Deliriously beautiful collage record arrives out of the blue. The record Tretetam (FEEDING TUBE RECORDS FTR523) is credited to Letha Rodman Melchior and was released in May 2020 by Feeding Tube in the USA – at any rate, they’ve created this vinyl edition. Originally it came out in 2009 as a CDR on the Finnish label Ikuisuus, when it had 12 tracks; we get eight of those cuts on this LP edition, and the running order has been revised too, but the original collage cover art remains intact. Under this Tretetam alias, I find Letha made two other releases for the Finns, Pawhuska in 2010 and a split cassette with Color Rabbit; there’s also a cassette Moon Mountain, released on Robert & Leopold in 2012. Under her own name, there are two records for Siltbreeze which look interesting, and FTR also released Mare Australe as an LP. Maybe I’m mentally compiling a shopping list to search for these obscurities, so enchanted am I with today’s spin.
Letha Rodman Melchior has since been gathered unto God and no longer walks this vale of tears, but for the American label the connection was made through Dan Melchior, her husband. Him I like – we heard him on Catbirds And Cardinals and The Backward Path, and his mannered / highly eccentric approach to song form sits well with me, to say nothing of the daring production values of those screwy discs. He too had a flair for collage art, which I assume was also one of Letha’s skills, if that’s her cover image. The collage technique could also be applied to describe the sound of this LP, if we’re keen to extend our metaphors, and our understanding is that these rich, dream-like episodes were assembled from a variety of source materials, including field recordings and found tapes, along with snatches of her own instrumental music. Prepare to enter an enchanted world full of exotic flavours and scents, music from eastern lands, foreign voices babbling, evocative sound effects evoking travel and sojourns in beautiful cities; at one level, a travelogue for a world and a race that never existed; at another level, an experimental radiophonic documentary which suggests multiple narratives. All the materials are refracted back at us through layers of slight distortion and angled crazy-house mirrors, so that nothing is quite what it appears.

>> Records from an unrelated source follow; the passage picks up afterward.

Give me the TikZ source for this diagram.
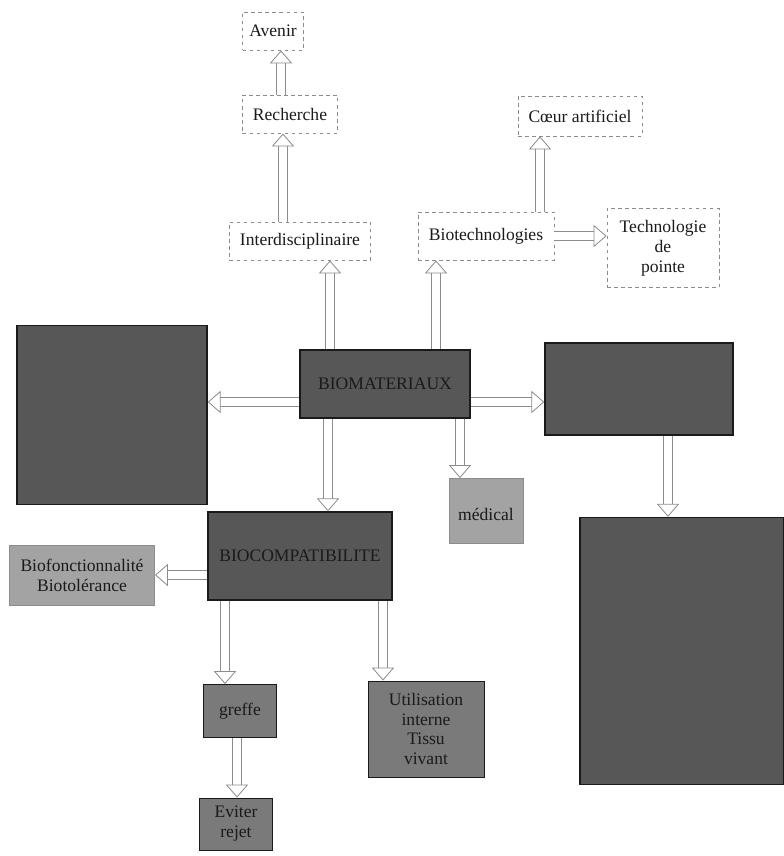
\documentclass[tikz,border=0pt]{standalone}
\usepackage{fontspec}
\setmainfont{Liberation Serif}
\usepackage{xcolor}
\usetikzlibrary{arrows.meta}
\definecolor{scanink}{HTML}{1A1A1A}
\definecolor{scanmuted}{HTML}{8C8C8C}
\definecolor{scandark}{HTML}{575757}
\definecolor{scanmid}{HTML}{7A7A7A}
\definecolor{scanlight}{HTML}{A3A3A3}

\begin{document}
\begin{tikzpicture}[
  x=0.03cm,
  y=-0.03cm,
  every node/.style={font=\fontsize{15}{17}\selectfont, align=center, inner sep=2pt},
  lightbox/.style={draw=scanmuted, dashed, line width=0.8pt, fill=white, text=scanink},
  darkbox/.style={draw=scanink, line width=1.2pt, fill=scandark, text=scanink},
  midbox/.style={draw=scanink, line width=0.8pt, fill=scanmid, text=scanink},
  palebox/.style={draw=scanmuted, line width=0.8pt, fill=scanlight, text=scanink},
  blockarrow/.style={draw=scanmuted, line width=0.7pt, double=white, double distance=7pt,
    -{Triangle[open, length=11pt, width=19pt]}}
]
  \useasboundingbox (0,0) rectangle (784,856);

  % upper part
  \node[lightbox, minimum width=1.83cm, minimum height=1.14cm] (aven) at (273,31) {Avenir};
  \node[lightbox, minimum width=2.85cm, minimum height=1.14cm] (rech) at (290,114) {Recherche};
  \node[lightbox, minimum width=4.23cm, minimum height=1.14cm] (inter) at (300,241) {Interdisciplinaire};
  \node[lightbox, minimum width=3.72cm, minimum height=1.20cm] (coeur) at (580,116) {Cœur artificiel};
  \node[lightbox, minimum width=4.08cm, minimum height=1.44cm] (biotech) at (486,236) {Biotechnologies};
  \node[lightbox, minimum width=3.36cm, minimum height=2.37cm] (techno) at (663,248) {Technologie\\de\\pointe};

  % middle part
  \node[darkbox, minimum width=5.70cm, minimum height=5.37cm] (defin) at (112,415) {};
  \node[darkbox, minimum width=5.10cm, minimum height=2.04cm] (biomat) at (385,384) {BIOMATERIAUX};
  \node[darkbox, minimum width=5.64cm, minimum height=2.76cm] (propr) at (639,389) {};
  \node[palebox, minimum width=2.22cm, minimum height=1.95cm] (medic) at (486,511) {\\médical};
  \node[darkbox, minimum width=6.12cm, minimum height=8.01cm] (exemp) at (682,651) {};

  % lower part
  \node[darkbox, minimum width=5.52cm, minimum height=2.64cm] (biocomp) at (300,556) {BIOCOMPATIBILITE};
  \node[palebox, minimum width=4.35cm, minimum height=1.80cm] (biofonc) at (82,575) {Biofonctionnalité\\Biotolérance};
  \node[midbox, minimum width=2.19cm, minimum height=1.59cm] (greffe) at (240,711) {greffe};
  \node[midbox, minimum width=2.19cm, minimum height=1.56cm] (rejet) at (236,824) {Eviter\\rejet};
  \node[midbox, minimum width=3.48cm, minimum height=2.88cm] (usage) at (426,729) {Utilisation\\interne\\Tissu\\vivant};

  % arrows
  \draw[blockarrow] ([xshift=-0.27cm]rech.north) -- ([xshift=-0.27cm]rech.north |- aven.south);
  \draw[blockarrow] ([xshift=-0.51cm]inter.north) -- ([xshift=-0.51cm]inter.north |- rech.south);
  \draw[blockarrow] ([xshift=-1.65cm]biomat.north) -- ([xshift=-1.65cm]biomat.north |- inter.south);
  \draw[blockarrow] ([xshift=1.53cm]biomat.north) -- ([xshift=1.53cm]biomat.north |- biotech.south);
  \draw[blockarrow] ([xshift=1.62cm]biotech.north) -- ([xshift=1.62cm]biotech.north |- coeur.south);
  \draw[blockarrow] (biotech.east) -- (biotech.east -| techno.west);
  \draw[blockarrow] ([yshift=-0.54cm]biomat.west) -- ([yshift=-0.54cm]biomat.west -| defin.east);
  \draw[blockarrow] ([yshift=-0.54cm]biomat.east) -- ([yshift=-0.54cm]biomat.east -| propr.west);
  \draw[blockarrow] ([xshift=-1.71cm]biomat.south) -- ([xshift=-1.71cm]biomat.south |- biocomp.north);
  \draw[blockarrow] ([xshift=2.25cm]biomat.south) -- ([xshift=2.25cm]biomat.south |- medic.north);
  \draw[blockarrow] ([xshift=0.87cm]propr.south) -- ([xshift=0.87cm]propr.south |- exemp.north);
  \draw[blockarrow] ([yshift=-0.57cm]biocomp.west) -- ([yshift=-0.57cm]biocomp.west -| biofonc.east);
  \draw[blockarrow] ([xshift=-2.25cm]biocomp.south) -- ([xshift=-2.25cm]biocomp.south |- greffe.north);
  \draw[blockarrow] ([xshift=2.49cm]biocomp.south) -- ([xshift=2.49cm]biocomp.south |- usage.north);
  \draw[blockarrow] ([xshift=-0.09cm]greffe.south) -- ([xshift=-0.09cm]greffe.south |- rejet.north);
\end{tikzpicture}
\end{document}
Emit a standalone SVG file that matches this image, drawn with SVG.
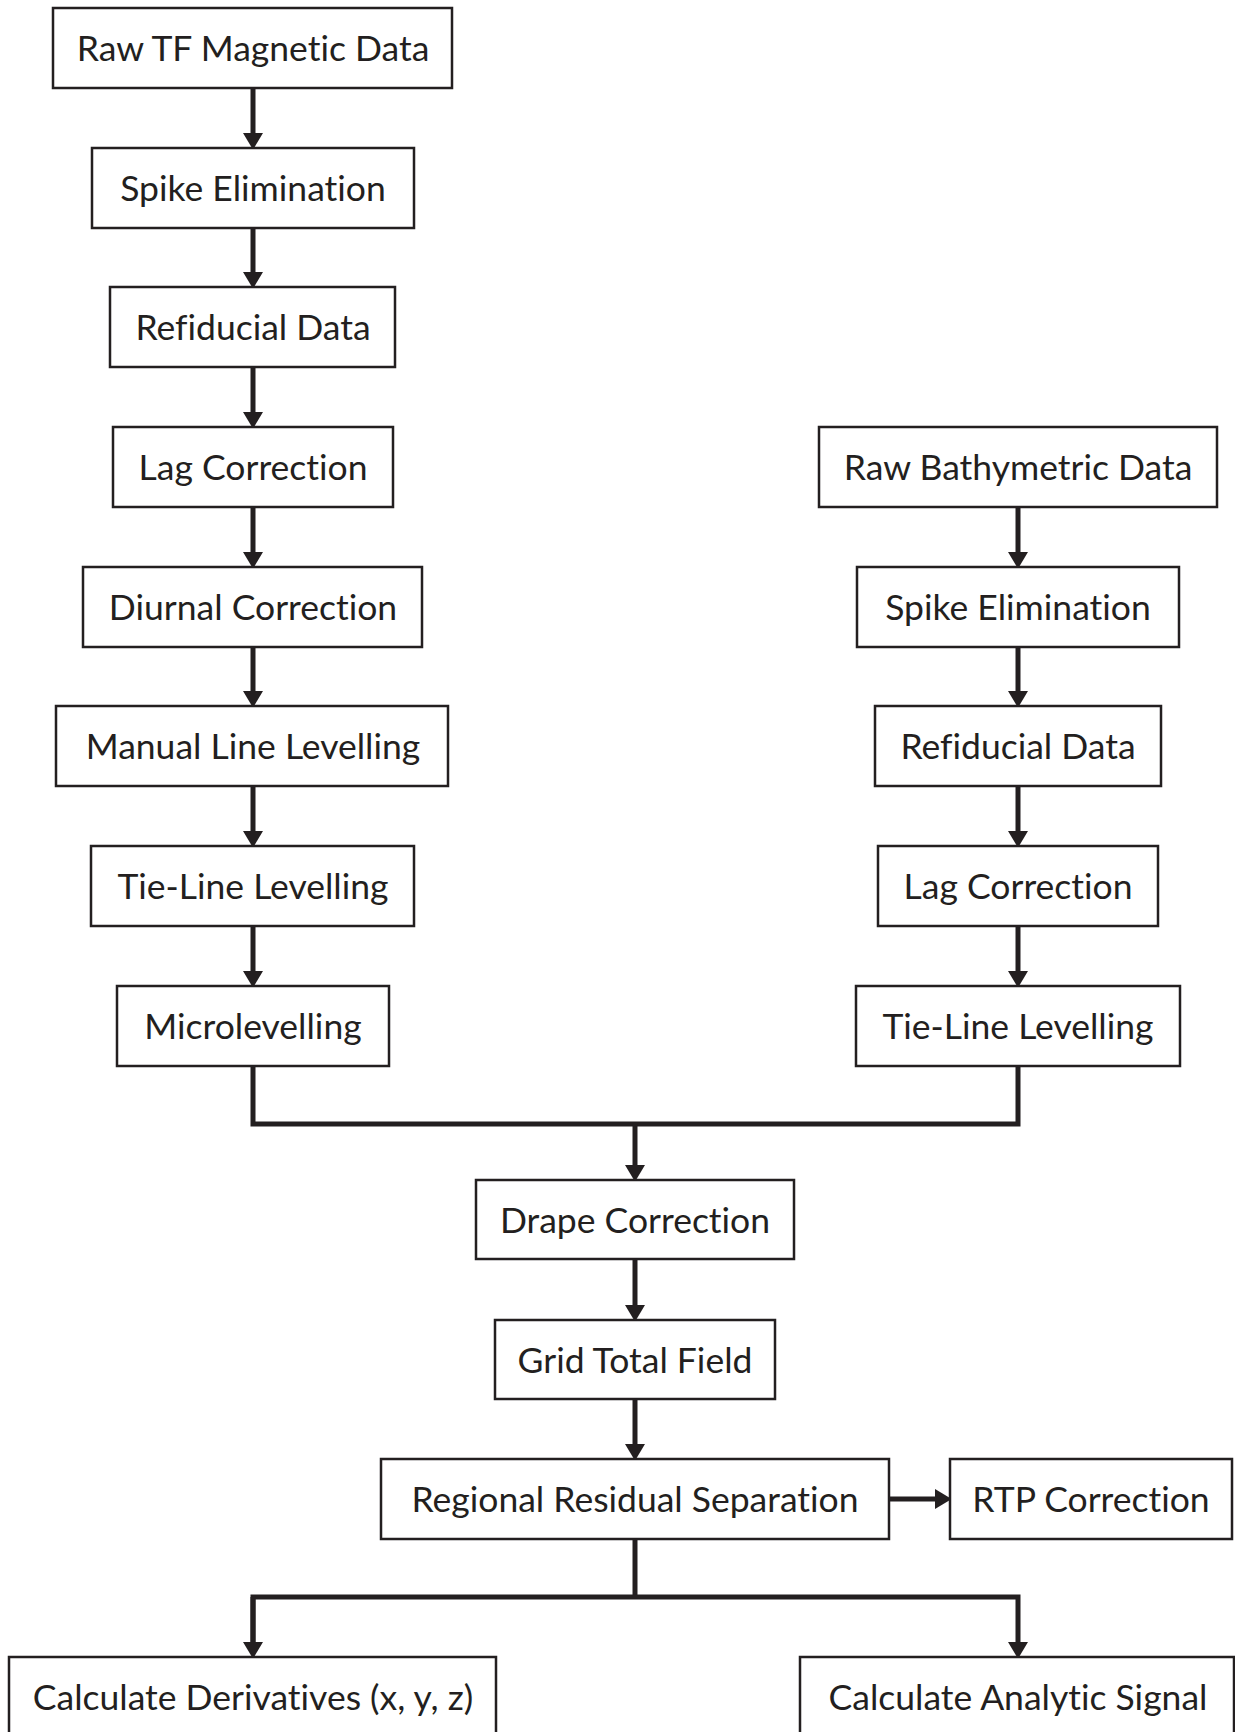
<svg xmlns="http://www.w3.org/2000/svg" width="1235" height="1732" viewBox="0 0 1235 1732">
<style>
  .box rect { fill: #ffffff; stroke: #231f20; stroke-width: 2.5; }
  .box text { font-family: Lato, "Liberation Sans", sans-serif; font-size: 35.5px; fill: #231f20; text-anchor: middle; font-variant-ligatures: none; }
  .conn path { fill: none; stroke: #231f20; stroke-width: 5; }
</style>
<defs>
  <marker id="ah" markerUnits="userSpaceOnUse" markerWidth="20" markerHeight="20" viewBox="0 -9 15 18" refX="0" refY="0" orient="auto">
    <path d="M0,-9 L15,0 L0,9 Z" fill="#231f20"/>
  </marker>
</defs>
<rect width="1235" height="1732" fill="#ffffff"/>
<g id="connectors" class="conn">
  <path d="M253,88 V133" marker-end="url(#ah)"/>
  <path d="M253,228 V272" marker-end="url(#ah)"/>
  <path d="M253,367 V412" marker-end="url(#ah)"/>
  <path d="M253,507 V552" marker-end="url(#ah)"/>
  <path d="M253,647 V691" marker-end="url(#ah)"/>
  <path d="M253,786 V831" marker-end="url(#ah)"/>
  <path d="M253,926 V971" marker-end="url(#ah)"/>
  <path d="M1018,507 V552" marker-end="url(#ah)"/>
  <path d="M1018,647 V691" marker-end="url(#ah)"/>
  <path d="M1018,786 V831" marker-end="url(#ah)"/>
  <path d="M1018,926 V971" marker-end="url(#ah)"/>
  <path d="M253,1066 V1124 H1018 V1066"/>
  <path d="M635,1124 V1165" marker-end="url(#ah)"/>
  <path d="M635,1259 V1305" marker-end="url(#ah)"/>
  <path d="M635,1399 V1444" marker-end="url(#ah)"/>
  <path d="M889,1499 H935" marker-end="url(#ah)"/>
  <path d="M635,1539 V1597"/>
  <path d="M253,1642 V1597 H1018 V1642" marker-end="url(#ah)"/>
  <path d="M253,1597 V1642" marker-end="url(#ah)"/>
</g>
<g id="n1" class="box"><rect x="53" y="8" width="399" height="80"/><text x="253" y="61">Raw TF Magnetic Data</text></g>
<g id="n2" class="box"><rect x="92" y="148" width="322" height="80"/><text x="253" y="201">Spike Elimination</text></g>
<g id="n3" class="box"><rect x="110" y="287" width="285" height="80"/><text x="253" y="340">Refiducial Data</text></g>
<g id="n4" class="box"><rect x="113" y="427" width="280" height="80"/><text x="253" y="480">Lag Correction</text></g>
<g id="n5" class="box"><rect x="83" y="567" width="339" height="80"/><text x="253" y="620">Diurnal Correction</text></g>
<g id="n6" class="box"><rect x="56" y="706" width="392" height="80"/><text x="253" y="759">Manual Line Levelling</text></g>
<g id="n7" class="box"><rect x="91" y="846" width="323" height="80"/><text x="253" y="899">Tie-Line Levelling</text></g>
<g id="n8" class="box"><rect x="117" y="986" width="272" height="80"/><text x="253" y="1039">Microlevelling</text></g>
<g id="r1" class="box"><rect x="819" y="427" width="398" height="80"/><text x="1018" y="480">Raw Bathymetric Data</text></g>
<g id="r2" class="box"><rect x="857" y="567" width="322" height="80"/><text x="1018" y="620">Spike Elimination</text></g>
<g id="r3" class="box"><rect x="875" y="706" width="286" height="80"/><text x="1018" y="759">Refiducial Data</text></g>
<g id="r4" class="box"><rect x="878" y="846" width="280" height="80"/><text x="1018" y="899">Lag Correction</text></g>
<g id="r5" class="box"><rect x="856" y="986" width="324" height="80"/><text x="1018" y="1039">Tie-Line Levelling</text></g>
<g id="drape" class="box"><rect x="476" y="1180" width="318" height="79"/><text x="635" y="1233">Drape Correction</text></g>
<g id="grid" class="box"><rect x="495" y="1320" width="280" height="79"/><text x="635" y="1373">Grid Total Field</text></g>
<g id="regional" class="box"><rect x="381" y="1459" width="508" height="80"/><text x="635" y="1512">Regional Residual Separation</text></g>
<g id="rtp" class="box"><rect x="950" y="1459" width="282" height="80"/><text x="1091" y="1512">RTP Correction</text></g>
<g id="deriv" class="box"><rect x="9" y="1657" width="487" height="82"/><text x="253" y="1710">Calculate Derivatives (x, y, z)</text></g>
<g id="analytic" class="box"><rect x="800" y="1657" width="434" height="82"/><text x="1018" y="1710">Calculate Analytic Signal</text></g>
</svg>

However, I think the main crux of Letha Rodman Melchior’s technique is something quite mysterious, and it comes down to her ability to juxtapose and layer these multiple elements in a configuration that borders on the magical. You can talk about an instinctive grasp of musique concrète, you can imagine it as a painterly approach to working with tape, but this doesn’t quite nail the core of her natural genius. One record which comes close to bearing comparisons is the unusual Nelson Gastaldi album from 2012 (on Roaratorio), and while I hate to drop these obscure references, the work of that Argentinean outsider has the same strain of “magical realism” I find in today’s surreal sonic dream-scapes. While we’re making connections, we have been sent a few “sound collage” items over the years, and a couple which spring to mind are Flee Past Apes Elf, and the second LP by Hastings Of Malawi. In method, both of these might seem on the surface to overlap with Tretetam, especially with the use of found sounds which are made to appear doubly unusual through being played back so radically transplanted out of context. But Tretetam is more gentle, and concerned with making something beautiful. The Hastings Of Malawi record, much as I love it, has a violence at its core, and chiefly uses edits and layers for purposes of satire and criticism; at times, a very angry and radical critique is what emerges from the collision edits of his blade. Conversely, no violence at all in this record made by Letha Rodman Melchior, and instead we can enjoy these fleeting glimpses of a magical wonderland, too good to be true.
Two other mini-observations while I’m here (they may need unpacking); (a) the layering technique resembles (to me) multiple-exposure, a technique in cinema which is under-used; although avant-garde and underground film-makers did it quite a lot (e.g. Harry Smith), and if not by running the film through the camera twice, they got to the same place using the optical printer. In this record, there’s the same sense of “show-through”, overlapping light, of two or more events happening simultaneously. (b) I have been growing increasingly impatient with conventional phonography and field recording records when, to my mind, the creators don’t do enough to transform the source or sublimate the experience; we’re expected to enjoy the untreated sound of their favourite river (or whatever) for what it is. This record is of quite a different order; it’s primarily a work of imagination. (c) Bonus observation. I’m fairly sure Tretetam would have felt at home on the Staaltape label, in the company of other dreamers and recording geniuses who present a highly imaginative view of reality under the watchful eye of Rinus van Alebeek. Recommended; arrived here 1st April 2020.